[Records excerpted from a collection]
────────────────────

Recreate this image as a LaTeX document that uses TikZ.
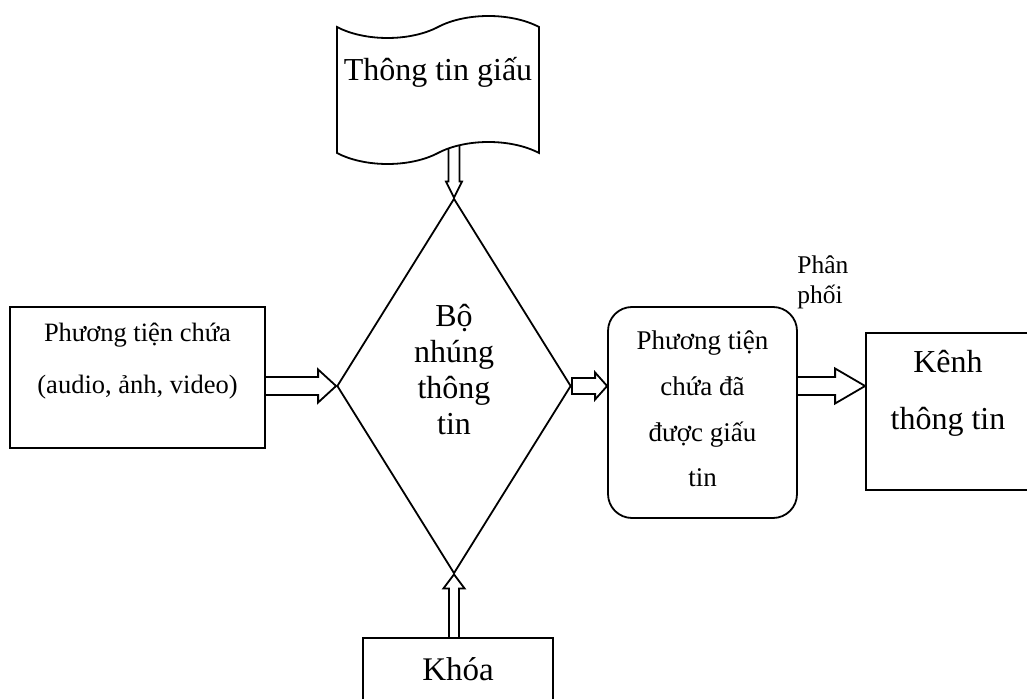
\documentclass[tikz,border=0pt]{standalone}
\usepackage{fontspec}
\setmainfont{Liberation Serif}
\usetikzlibrary{calc,backgrounds,shapes.geometric,shapes.symbols}
\tikzset{
stegobox/.style={draw, line width=0.9pt, fill=white, rectangle, inner sep=0pt, align=center},
stegoround/.style={stegobox, rounded corners=12pt},
stegodiamond/.style={draw, line width=0.9pt, fill=white, diamond, aspect=0.62, inner sep=0pt, align=center},
stegotape/.style={draw, line width=0.9pt, fill=white, tape, tape bend height=11pt, inner sep=0pt, align=center},
stegoarrow/.style={draw, line width=0.9pt, fill=white, line join=miter}
}
% hollow block arrow: from, to, shaft half width, head half width, head length
\newcommand{\hollowarrow}[5]{%
  \coordinate (hb) at ($(#2)!#5!(#1)$);
  \draw[stegoarrow] ($(#1)!#3!90:(#2)$) -- ($(hb)!#3!90:(#2)$) -- ($(hb)!#4!90:(#2)$) -- (#2)
    -- ($(hb)!#4!-90:(#2)$) -- ($(hb)!#3!-90:(#2)$) -- ($(#1)!#3!-90:(#2)$) -- cycle;
}

\begin{document}
\begin{tikzpicture}[x=0.5pt, y=-0.5pt]
  \useasboundingbox (0,0) rectangle (1027,699);
  \clip (0,0) rectangle (1027,699);
  \node[stegotape, minimum width=101pt, minimum height=74pt, text height=12pt, text depth=21pt,
        font={\fontsize{16pt}{18pt}\selectfont}] (secret) at (438,90) {Thông tin giấu};
  \node[stegobox, minimum width=127.5pt, minimum height=70.5pt, text height=43.5pt, text depth=27pt,
        font={\fontsize{13.25pt}{26pt}\selectfont}] (host) at (137.5,377.5) {Phương tiện chứa\\(audio, ảnh, video)};
  \node[stegodiamond, minimum width=117pt, minimum height=187.5pt, text height=54pt, text depth=5pt,
        font={\fontsize{16pt}{18pt}\selectfont}] (embed) at (454,386) {Bộ\\nhúng\\thông\\tin};
  \node[stegoround, minimum width=94.5pt, minimum height=105.5pt, text height=90pt, text depth=15.5pt,
        font={\fontsize{13.5pt}{22.85pt}\selectfont}] (stego) at (702.5,412.5) {Phương tiện\\chứa đã\\được giấu\\tin};
  \node[stegobox, minimum width=82pt, minimum height=78.5pt, text height=48.5pt, text depth=30pt,
        font={\fontsize{16pt}{28.5pt}\selectfont}] (channel) at (948,411.5) {Kênh\\thông tin};
  \node[stegobox, minimum width=95pt, minimum height=32pt, text height=21pt, text depth=11pt,
        font={\fontsize{16.5pt}{18pt}\selectfont}] (key) at (458,670) {Khóa};
  \node[anchor=north west, inner sep=0pt, align=left, text height=24pt,
        font={\fontsize{12.75pt}{15pt}\selectfont}] (dist) at (797,255) {Phân\\phối};
  \coordinate (a0) at (embed.north |- secret.center);
  \coordinate (a1) at (host.center |- embed.west);
  \coordinate (a2) at (stego.west |- embed.east);
  \coordinate (a3) at (stego.center |- embed.east);
  \coordinate (a4) at (channel.west |- embed.east);
  \coordinate (a5) at (embed.south |- key.center);
  \begin{scope}[on background layer]
    \hollowarrow{a0}{embed.north}{2.75pt}{4pt}{8pt}
    \hollowarrow{a1}{embed.west}{4.5pt}{8.25pt}{9pt}
    \hollowarrow{embed.east}{a2}{4pt}{6.75pt}{6pt}
    \hollowarrow{a3}{a4}{4.5pt}{8.75pt}{15pt}
    \hollowarrow{a5}{embed.south}{2.5pt}{5.25pt}{7pt}
  \end{scope}
\end{tikzpicture}
\end{document}
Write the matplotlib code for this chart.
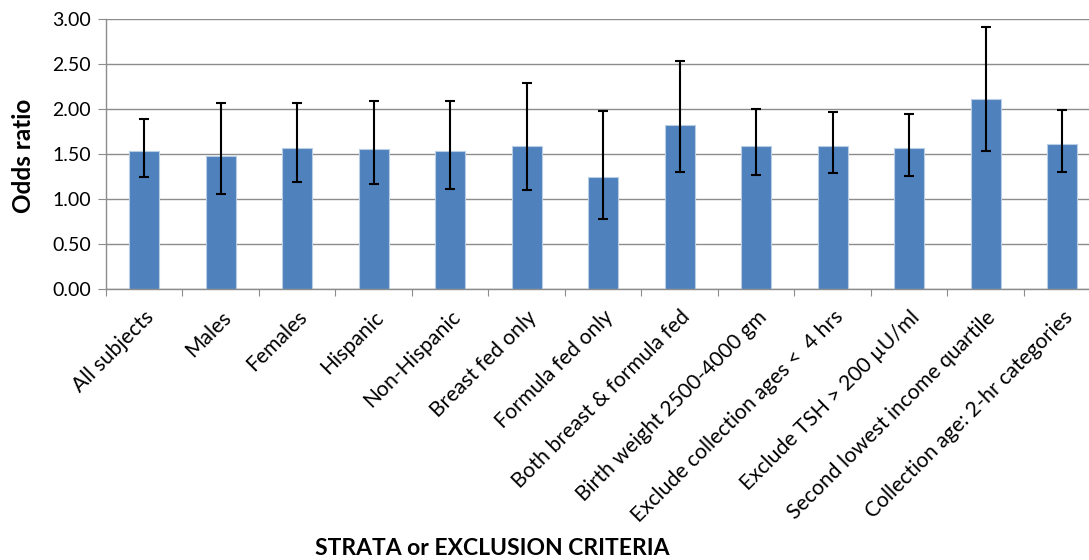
import numpy as np
import matplotlib.pyplot as plt

plt.rcParams['font.family'] = ['Lato', 'DejaVu Sans']

categories = ['All subjects', 'Males', 'Females', 'Hispanic', 'Non-Hispanic',
              'Breast fed only', 'Formula fed only', 'Both breast & formula fed',
              'Birth weight 2500-4000 gm', 'Exclude collection ages <  4 hrs',
              'Exclude TSH > 200 \u00b5U/ml', 'Second lowest income quartile',
              'Collection age: 2-hr categories']
odds = [1.53, 1.48, 1.57, 1.56, 1.53, 1.59, 1.24, 1.82, 1.59, 1.59, 1.57, 2.11, 1.61]
ci_low = [1.24, 1.06, 1.19, 1.17, 1.11, 1.10, 0.78, 1.30, 1.27, 1.29, 1.26, 1.53, 1.30]
ci_high = [1.89, 2.07, 2.07, 2.09, 2.09, 2.29, 1.98, 2.53, 2.00, 1.97, 1.94, 2.91, 1.99]

odds = np.array(odds)
err = [odds - np.array(ci_low), np.array(ci_high) - odds]
x = np.arange(len(categories))

fig = plt.figure(figsize=(10.89, 5.6), dpi=100)
# plot area runs slightly past the right edge of the figure
ax = fig.add_axes([0.0973, 0.484, 0.9132, 0.482])

ax.bar(x, odds, width=0.39, color='#4F81BD', edgecolor='#B9CDE5', linewidth=0.8,
       zorder=2)
ax.errorbar(x, odds, yerr=err, fmt='none', ecolor='black', elinewidth=1.5,
            capsize=3.8, capthick=1.5, zorder=3)

ax.set_xlim(-0.5, len(categories) - 0.5)
ax.set_ylim(0, 3.0)
ax.set_yticks(np.arange(0, 3.01, 0.5))
ax.set_yticklabels([f'{v:.2f}' for v in np.arange(0, 3.01, 0.5)], fontsize=14)
ax.yaxis.grid(True, color='#8C8C8C', linewidth=1.0, zorder=0)
ax.set_axisbelow(True)

# category boundary ticks, labels at centres
ax.set_xticks(np.arange(-0.5, len(categories), 1.0))
ax.set_xticklabels([])
ax.set_xticks(x, minor=True)
ax.set_xticklabels(categories, minor=True, rotation=45, ha='right', va='top',
                   rotation_mode='anchor', fontsize=15.2)
ax.tick_params(axis='x', which='minor', length=0, pad=13)
ax.tick_params(axis='x', which='major', length=5, color='#8C8C8C')
ax.tick_params(axis='y', length=6, color='#8C8C8C', pad=5)

for side in ['top', 'right']:
    ax.spines[side].set_visible(False)
for side in ['left', 'bottom']:
    ax.spines[side].set_color('#8C8C8C')
    ax.spines[side].set_linewidth(1.0)

fig.text(0.022, 0.722, 'Odds ratio', rotation=90, ha='center', va='center',
         fontsize=17.5, fontweight='bold')
fig.text(0.452, 0.021, 'STRATA or EXCLUSION CRITERIA', ha='center', va='center',
         fontsize=16.5, fontweight='bold')

fig.savefig('out.png', dpi=100)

────────────────────

_Given problem_. How many lines of the listing above include the word "this"? Reply with the number alone.

_Answer_. 2